Ethan Burns

Date of Award

Spring 2013

Project Type


Program or Major

Computer Science

Degree Name

Doctor of Philosophy

First Advisor

Wheeler Ruml


Heuristic search is a technique used pervasively in artificial intelligence and automated planning. Often an agent is given a task that it would like to solve as quickly as possible. It must allocate its time between planning the actions to achieve the task and actually executing them. We call this problem planning under time pressure. Most popular heuristic search algorithms are ill-suited for this setting, as they either search a lot to find short plans or search a little and find long plans. The thesis of this dissertation is: when under time pressure, an automated agent should explicitly attempt to minimize the sum of planning and execution times, not just one or just the other.

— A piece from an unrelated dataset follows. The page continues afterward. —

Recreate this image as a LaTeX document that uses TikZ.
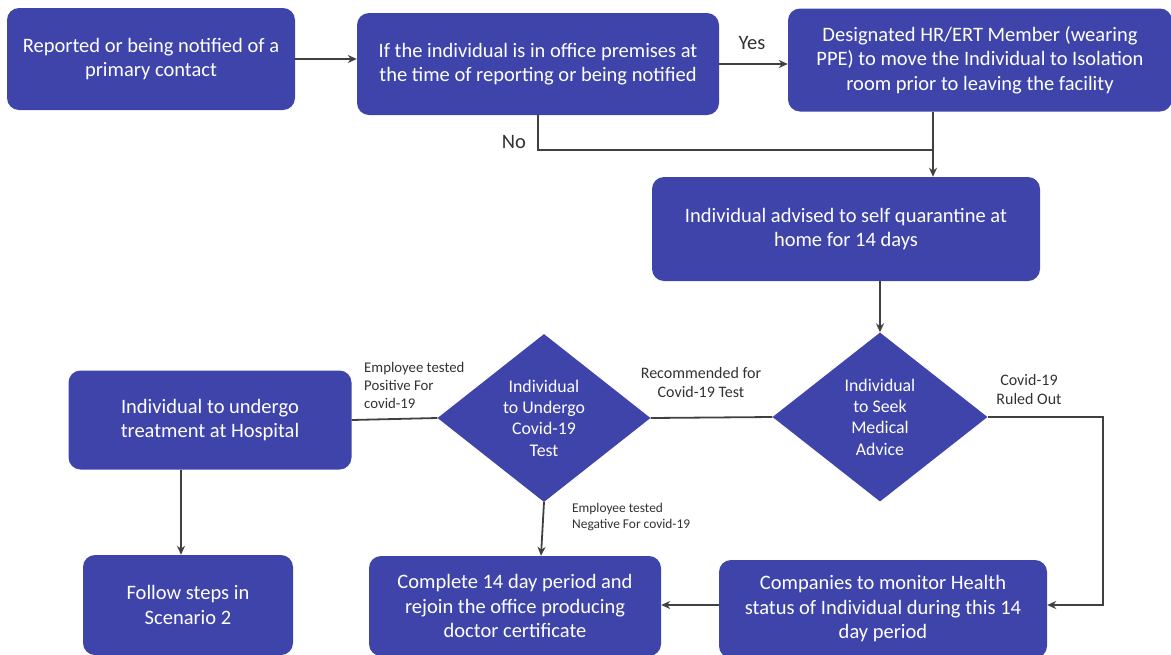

This dissertation makes four contributions. First we present new algorithms that use modern multi-core CPUs to decrease planning time without increasing execution. Second, we introduce a new model for predicting the performance of iterative-deepening search. The model is as accurate as previous offline techniques when using less training data, but can also be used online to reduce the overhead of iterative-deepening search, resulting in faster planning. Third we show offline planning algorithms that directly attempt to minimize the sum of planning and execution times. And, fourth we consider algorithms that plan online in parallel with execution. Both offline and online algorithms account for a user-specified preference between search and execution, and can greatly outperform the standard utility-oblivious techniques. By addressing the problem of planning under time pressure, these contributions demonstrate that heuristic search is no longer restricted to optimizing solution cost, obviating the need to choose between slow search times and expensive solutions.